STATED GOAL:
Only the lines from the one containing "Emit a LaTeX" through the one containing "(0,0) rectangle (736,749);" belong in the answer; copy them exactly and leave out pictures.

EXTRACTED INFORMATION:

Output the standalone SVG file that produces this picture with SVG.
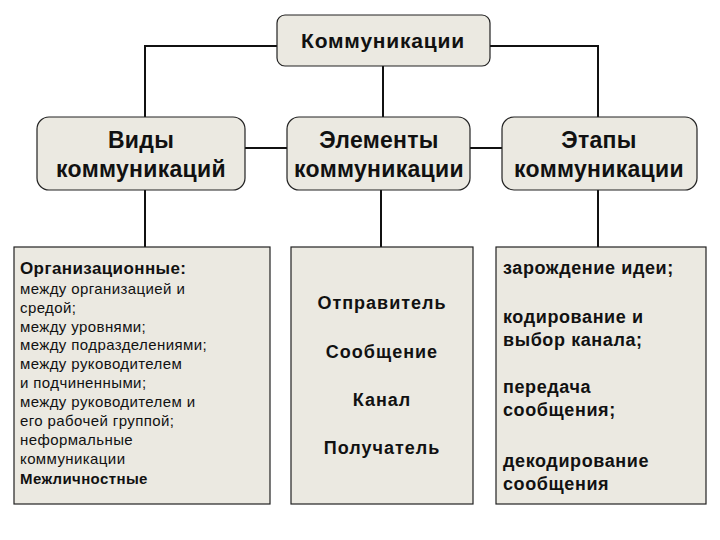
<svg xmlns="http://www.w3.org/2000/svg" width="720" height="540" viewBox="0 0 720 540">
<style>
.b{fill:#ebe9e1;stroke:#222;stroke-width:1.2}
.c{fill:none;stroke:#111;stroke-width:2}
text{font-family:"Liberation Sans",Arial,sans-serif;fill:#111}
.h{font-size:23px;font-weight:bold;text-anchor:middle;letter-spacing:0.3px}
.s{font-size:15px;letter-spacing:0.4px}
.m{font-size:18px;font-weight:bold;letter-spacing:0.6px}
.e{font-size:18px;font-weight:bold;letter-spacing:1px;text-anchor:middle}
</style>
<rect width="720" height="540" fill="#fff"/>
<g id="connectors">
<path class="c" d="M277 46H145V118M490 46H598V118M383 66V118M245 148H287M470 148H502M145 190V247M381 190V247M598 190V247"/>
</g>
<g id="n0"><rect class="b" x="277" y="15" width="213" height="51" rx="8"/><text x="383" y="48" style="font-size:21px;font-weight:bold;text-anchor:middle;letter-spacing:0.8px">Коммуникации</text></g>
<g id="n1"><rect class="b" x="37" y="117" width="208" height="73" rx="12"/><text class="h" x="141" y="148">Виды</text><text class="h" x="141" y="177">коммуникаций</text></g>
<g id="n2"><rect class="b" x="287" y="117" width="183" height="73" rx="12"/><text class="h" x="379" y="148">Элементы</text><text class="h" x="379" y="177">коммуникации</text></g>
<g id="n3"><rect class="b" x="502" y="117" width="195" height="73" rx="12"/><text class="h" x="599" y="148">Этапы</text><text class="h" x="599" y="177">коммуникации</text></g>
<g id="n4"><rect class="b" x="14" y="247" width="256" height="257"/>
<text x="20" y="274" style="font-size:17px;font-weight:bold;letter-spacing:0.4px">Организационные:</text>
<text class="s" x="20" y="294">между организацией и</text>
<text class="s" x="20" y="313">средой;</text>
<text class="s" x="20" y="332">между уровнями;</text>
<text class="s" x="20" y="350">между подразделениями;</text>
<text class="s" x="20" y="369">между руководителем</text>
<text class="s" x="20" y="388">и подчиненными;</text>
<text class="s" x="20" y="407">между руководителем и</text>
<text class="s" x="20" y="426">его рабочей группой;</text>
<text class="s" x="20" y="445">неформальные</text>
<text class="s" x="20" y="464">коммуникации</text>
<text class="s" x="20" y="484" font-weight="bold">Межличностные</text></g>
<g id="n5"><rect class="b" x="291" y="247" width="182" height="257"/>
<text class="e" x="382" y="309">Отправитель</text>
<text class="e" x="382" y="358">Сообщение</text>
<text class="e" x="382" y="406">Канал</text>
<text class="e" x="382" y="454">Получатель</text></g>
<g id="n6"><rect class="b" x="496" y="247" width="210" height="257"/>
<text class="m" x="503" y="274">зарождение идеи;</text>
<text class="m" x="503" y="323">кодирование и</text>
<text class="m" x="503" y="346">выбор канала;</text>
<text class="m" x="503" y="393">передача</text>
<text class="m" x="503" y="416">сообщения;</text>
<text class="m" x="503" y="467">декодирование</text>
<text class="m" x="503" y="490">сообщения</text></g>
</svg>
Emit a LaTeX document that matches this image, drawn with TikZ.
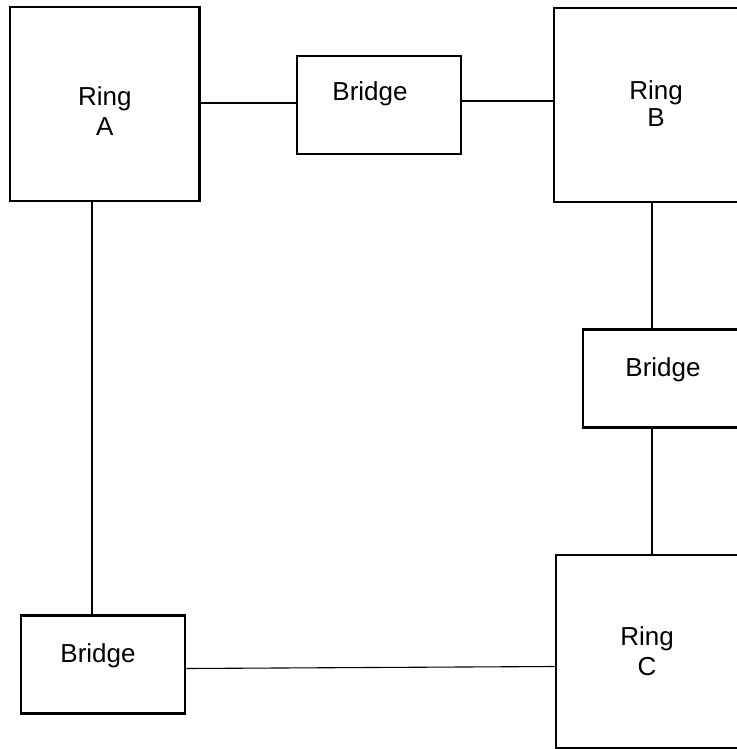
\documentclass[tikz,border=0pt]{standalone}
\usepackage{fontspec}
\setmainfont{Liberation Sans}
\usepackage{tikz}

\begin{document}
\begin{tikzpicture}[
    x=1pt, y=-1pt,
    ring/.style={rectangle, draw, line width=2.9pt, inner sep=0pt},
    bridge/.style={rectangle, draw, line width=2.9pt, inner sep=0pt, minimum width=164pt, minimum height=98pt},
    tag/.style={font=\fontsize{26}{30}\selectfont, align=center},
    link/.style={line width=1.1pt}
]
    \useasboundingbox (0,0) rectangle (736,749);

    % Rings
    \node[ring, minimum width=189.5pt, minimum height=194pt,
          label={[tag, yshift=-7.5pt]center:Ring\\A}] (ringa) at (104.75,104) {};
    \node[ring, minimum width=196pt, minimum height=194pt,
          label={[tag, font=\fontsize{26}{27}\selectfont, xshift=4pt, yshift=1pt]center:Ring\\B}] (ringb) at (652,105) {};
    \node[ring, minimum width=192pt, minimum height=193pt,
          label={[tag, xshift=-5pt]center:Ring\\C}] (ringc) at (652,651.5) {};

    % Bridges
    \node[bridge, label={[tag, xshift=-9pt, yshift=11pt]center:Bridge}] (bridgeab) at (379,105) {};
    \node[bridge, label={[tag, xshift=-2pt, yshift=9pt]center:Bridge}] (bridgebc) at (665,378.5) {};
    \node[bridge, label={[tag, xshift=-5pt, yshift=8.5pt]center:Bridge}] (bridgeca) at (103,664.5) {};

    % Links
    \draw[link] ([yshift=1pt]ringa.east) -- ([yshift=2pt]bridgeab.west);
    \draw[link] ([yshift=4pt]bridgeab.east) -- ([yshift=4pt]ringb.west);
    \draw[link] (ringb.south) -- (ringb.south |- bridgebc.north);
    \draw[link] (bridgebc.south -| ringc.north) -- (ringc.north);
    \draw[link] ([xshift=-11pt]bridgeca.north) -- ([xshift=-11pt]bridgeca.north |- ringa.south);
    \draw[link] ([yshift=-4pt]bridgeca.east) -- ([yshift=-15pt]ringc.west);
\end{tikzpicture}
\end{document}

WRITTEN ANSWER:
Emit a LaTeX document that matches this image, drawn with TikZ.
\documentclass[tikz,border=0pt]{standalone}
\usepackage{fontspec}
\setmainfont{Liberation Sans}
\usepackage{tikz}

\begin{document}
\begin{tikzpicture}[
    x=1pt, y=-1pt,
    ring/.style={rectangle, draw, line width=2.9pt, inner sep=0pt},
    bridge/.style={rectangle, draw, line width=2.9pt, inner sep=0pt, minimum width=164pt, minimum height=98pt},
    tag/.style={font=\fontsize{26}{30}\selectfont, align=center},
    link/.style={line width=1.1pt}
]
    \useasboundingbox (0,0) rectangle (736,749);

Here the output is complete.